My Senator and Me: A Dog's-Eye View of Washington, D.C.
- Front cover illustration
- Author: Ted Kennedy
- Illustrator: David Small
- Genre: Children's book
- Publisher: Scholastic Press
- Publication date: May 2006
- Publication place: United States
- Media type: Hardback, Paperback
- Pages: 56
- ISBN: 0-439-65077-1
- OCLC: 61859695
- Dewey Decimal: 328.73092/9 22
- LC Class: JK1025 .K46 2006

= My Senator and Me =

Book by Edward Kennedy

My Senator and Me: A Dog's-Eye View of Washington, D.C. is a 2006 children's book by Massachusetts Senator Ted Kennedy. It follows a Portuguese Water Dog named Splash as he tries to help his master, the senator, go about his daily life and pass an education bill. It also explains how a bill becomes a law, the roles of Congress and the Senate and other details of the U.S. system of government, plus biographies of Splash and Kennedy.

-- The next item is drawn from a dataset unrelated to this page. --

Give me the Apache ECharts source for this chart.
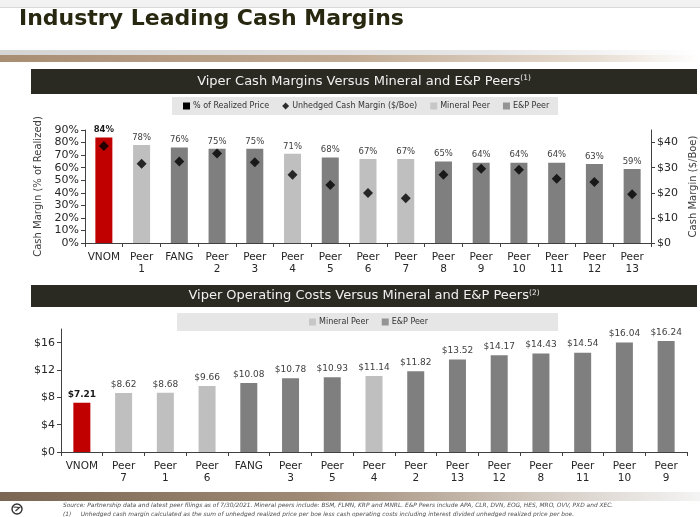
<!DOCTYPE html>
<html><head><meta charset="utf-8">
<script src="https://cdn.jsdelivr.net/npm/echarts/dist/echarts.min.js"></script>
<style>html,body{margin:0;padding:0;background:#fff}#c{width:700px;height:517px}</style>
</head><body><div id="c"></div><script>
// ---- data ----
const categories1 = ['VNOM','Peer 1','FANG','Peer 2','Peer 3','Peer 4','Peer 5','Peer 6','Peer 7','Peer 8','Peer 9','Peer 10','Peer 11','Peer 12','Peer 13'];
const marginPct = [84,78,76,75,75,71,68,67,67,65,64,64,64,63,59];
const cashMarginUsd = [38.6,31.6,32.5,35.6,32.2,27.2,23.1,19.9,17.8,27.2,29.6,29.2,25.6,24.3,19.4];
const peerType1 = ['V','M','E','E','E','M','E','M','M','E','E','E','E','E','E'];
const categories2 = ['VNOM','Peer 7','Peer 1','Peer 6','FANG','Peer 3','Peer 5','Peer 4','Peer 2','Peer 13','Peer 12','Peer 8','Peer 11','Peer 10','Peer 9'];
const opCost = [7.21,8.62,8.68,9.66,10.08,10.78,10.93,11.14,11.82,13.52,14.17,14.43,14.54,16.04,16.24];
const peerType2 = ['V','M','M','M','E','E','E','M','E','E','E','E','E','E','E'];
const legend1Names = ['% of Realized Price','Unhedged Cash Margin ($/Boe)','Mineral Peer','E&P Peer'];
const legend2Names = ['Mineral Peer','E&P Peer'];

const FONT = 'DejaVu Sans';
const typeColor = {V:'#c00000', M:'#bfbfbf', E:'#7f7f7f'};
const axisCol = '#404040';
const txtCol = '#262626';

const chart = echarts.init(document.getElementById('c'));

function catAxis(gridIndex, data){
  return {
    type:'category', gridIndex, data,
    axisLine:{show:true, lineStyle:{color:axisCol, width:1}},
    axisTick:{show:true, length:4, interval:0, lineStyle:{color:axisCol}},
    axisLabel:{interval:0, fontFamily:FONT, fontSize:10.5, color:txtCol, margin:8, lineHeight:12.5,
      formatter:v=>v.replace(' ','\n')},
    splitLine:{show:false}
  };
}
function headerText(x, y, main, sup){
  return {type:'text', x, y, silent:true, style:{text:'{a|'+main+'}{s|'+sup+'}', align:'center', verticalAlign:'middle',
    rich:{a:{fontFamily:FONT, fontSize:13, fill:'#f0f0f0'}, s:{fontFamily:FONT, fontSize:7.5, fill:'#f0f0f0', verticalAlign:'top', padding:[0,0,6,0]}}}};
}

const option = {
  animation:false,
  textStyle:{fontFamily:FONT},
  graphic:[
    {type:'rect', shape:{x:0,y:0,width:700,height:7}, style:{fill:'#f2f2f2'}, silent:true},
    {type:'rect', shape:{x:0,y:7,width:700,height:1}, style:{fill:'#d9d9d9'}, silent:true},
    {type:'text', x:19, y:8, style:{text:'Industry Leading Cash Margins', font:'bold 22px "DejaVu Sans"', fill:'#28270f'}, silent:true},
    {type:'rect', shape:{x:0,y:50,width:700,height:5}, style:{fill:new echarts.graphic.LinearGradient(0,0,1,0,[{offset:0,color:'#d4d4d4'},{offset:0.7,color:'#e6e6e6'},{offset:1,color:'#ffffff'}])}, silent:true},
    {type:'rect', shape:{x:0,y:55,width:700,height:7}, style:{fill:new echarts.graphic.LinearGradient(0,0,1,0,[{offset:0,color:'#a88d72'},{offset:0.5,color:'#c2ab94'},{offset:0.85,color:'#e7ddd2'},{offset:1,color:'#ffffff'}])}, silent:true},
    // header 1
    {type:'rect', shape:{x:31,y:69,width:666,height:25}, style:{fill:'#2b2a22'}, silent:true},
    headerText(364, 81.5, 'Viper Cash Margins Versus Mineral and E&P Peers', '(1)'),
    {type:'rect', shape:{x:172,y:97,width:386,height:18}, style:{fill:'#e6e6e6'}, silent:true},
    // header 2
    {type:'rect', shape:{x:31,y:285,width:666,height:22}, style:{fill:'#2b2a22'}, silent:true},
    headerText(364, 296, 'Viper Operating Costs Versus Mineral and E&P Peers', '(2)'),
    {type:'rect', shape:{x:177,y:313,width:381,height:18}, style:{fill:'#e6e6e6'}, silent:true},
    // footer
    {type:'rect', shape:{x:0,y:492,width:700,height:9}, style:{fill:new echarts.graphic.LinearGradient(0,0,1,0,[{offset:0,color:'#7a6652'},{offset:0.45,color:'#a08b76'},{offset:0.8,color:'#d8d0c8'},{offset:1,color:'#f4f4f4'}])}, silent:true},
    {type:'circle', shape:{cx:17, cy:509, r:5}, style:{fill:'none', stroke:'#333', lineWidth:1.4}, silent:true},
    {type:'polyline', shape:{points:[[13.5,507],[19.5,507.5],[15.5,511]]}, style:{fill:'none', stroke:'#333', lineWidth:1.2}, silent:true},
    {type:'text', x:63, y:505, style:{text:'Source: Partnership data and latest peer filings as of 7/30/2021. Mineral peers include: BSM, FLMN, KRP and MNRL. E&P Peers include APA, CLR, DVN, EOG, HES, MRO, OVV, PXD and XEC.', font:'italic 5.9px "DejaVu Sans"', fill:'#4d4d4d', verticalAlign:'middle'}, silent:true},
    {type:'text', x:63, y:514, style:{text:'(1)     Unhedged cash margin calculated as the sum of unhedged realized price per boe less cash operating costs including interest divided unhedged realized price per boe.', font:'italic 5.9px "DejaVu Sans"', fill:'#4d4d4d', verticalAlign:'middle'}, silent:true}
  ],
  legend:[
    {data:[{name:legend1Names[0],icon:'rect'},{name:legend1Names[1],icon:'diamond'},{name:legend1Names[2],icon:'rect'},{name:legend1Names[3],icon:'rect'}],
     left:183, top:102, padding:0, itemWidth:7, itemHeight:7, itemGap:13, selectedMode:false,
     textStyle:{fontFamily:FONT, fontSize:8, color:'#333', padding:[0,0,0,-2]}},
    {data:[{name:legend2Names[0],icon:'rect'},{name:legend2Names[1],icon:'rect'}],
     left:309, top:318, padding:0, itemWidth:7, itemHeight:7, itemGap:13, selectedMode:false,
     textStyle:{fontFamily:FONT, fontSize:8, color:'#333', padding:[0,0,0,-2]}}
  ],
  grid:[
    {left:85, right:49, top:130, bottom:274, outerBoundsMode:'none', containLabel:false},
    {left:61, right:13, top:329, bottom:65, outerBoundsMode:'none', containLabel:false}
  ],
  xAxis:[catAxis(0, categories1), catAxis(1, categories2)],
  yAxis:[
    {type:'value', gridIndex:0, position:'left', min:0, max:90, interval:10,
     axisLine:{show:true, lineStyle:{color:axisCol}}, axisTick:{show:true, length:4, lineStyle:{color:axisCol}},
     axisLabel:{fontFamily:FONT, fontSize:11, color:txtCol, margin:6, formatter:'{value}%'}, splitLine:{show:false},
     name:'Cash Margin (% of Realized)', nameLocation:'middle', nameRotate:90, nameGap:33,
     nameTextStyle:{fontFamily:FONT, fontSize:10, color:axisCol}},
    {type:'value', gridIndex:0, position:'right', min:0, max:45, interval:10,
     axisLine:{show:true, lineStyle:{color:axisCol}}, axisTick:{show:true, length:4, lineStyle:{color:axisCol}},
     axisLabel:{fontFamily:FONT, fontSize:11, color:txtCol, margin:6, showMaxLabel:false, formatter:v=> v>=45?'':'$'+v}, splitLine:{show:false},
     name:'Cash Margin ($/Boe)', nameLocation:'middle', nameRotate:90, nameGap:27,
     nameTextStyle:{fontFamily:FONT, fontSize:10, color:axisCol}},
    {type:'value', gridIndex:1, position:'left', min:0, max:18, interval:4,
     axisLine:{show:true, lineStyle:{color:axisCol}}, axisTick:{show:true, length:4, lineStyle:{color:axisCol}},
     axisLabel:{fontFamily:FONT, fontSize:11, color:txtCol, margin:6, showMaxLabel:false, formatter:v=> v>=18?'':'$'+v}, splitLine:{show:false}}
  ],
  series:[
    {name:legend1Names[0], type:'bar', xAxisIndex:0, yAxisIndex:0, barWidth:17, itemStyle:{color:'#000'},
     data: marginPct.map((v,i)=>({value:v, itemStyle:{color:typeColor[peerType1[i]]},
        label: peerType1[i]==='V' ? {fontWeight:'bold', color:'#1a1a1a'} : {}})),
     label:{show:true, position:'top', distance:3, fontFamily:FONT, fontSize:8.5, color:'#404040', formatter:'{c}%'}},
    {name:legend1Names[1], type:'scatter', xAxisIndex:0, yAxisIndex:1, symbol:'diamond', symbolSize:10,
     itemStyle:{color:'#000'}, data:cashMarginUsd, z:5},
    {name:legend1Names[2], type:'scatter', xAxisIndex:0, yAxisIndex:0, symbol:'rect', itemStyle:{color:typeColor.M}, data:[]},
    {name:legend1Names[3], type:'scatter', xAxisIndex:0, yAxisIndex:0, symbol:'rect', itemStyle:{color:typeColor.E}, data:[]},
    {name:'Operating Cost', type:'bar', xAxisIndex:1, yAxisIndex:2, barWidth:17,
     data: opCost.map((v,i)=>({value:v, itemStyle:{color:typeColor[peerType2[i]]},
        label: peerType2[i]==='V' ? {fontWeight:'bold', color:'#1a1a1a'} : {}})),
     label:{show:true, position:'top', distance:4, fontFamily:FONT, fontSize:9, color:'#404040', formatter:p=>'$'+p.value.toFixed(2)}}
  ]
};
chart.setOption(option);
</script></body></html>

In real life, Splash is the name of Kennedy's dog, and the senator is really Kennedy himself. The money earned from the book will be donated to charities, including Read Boston, an organization that supports literacy in Boston public schools. In 2007, the book was made into an animated film directed by Gary McGivney, narrated by David DeVries with additional voices by Ted Kennedy, and produced by Weston Woods.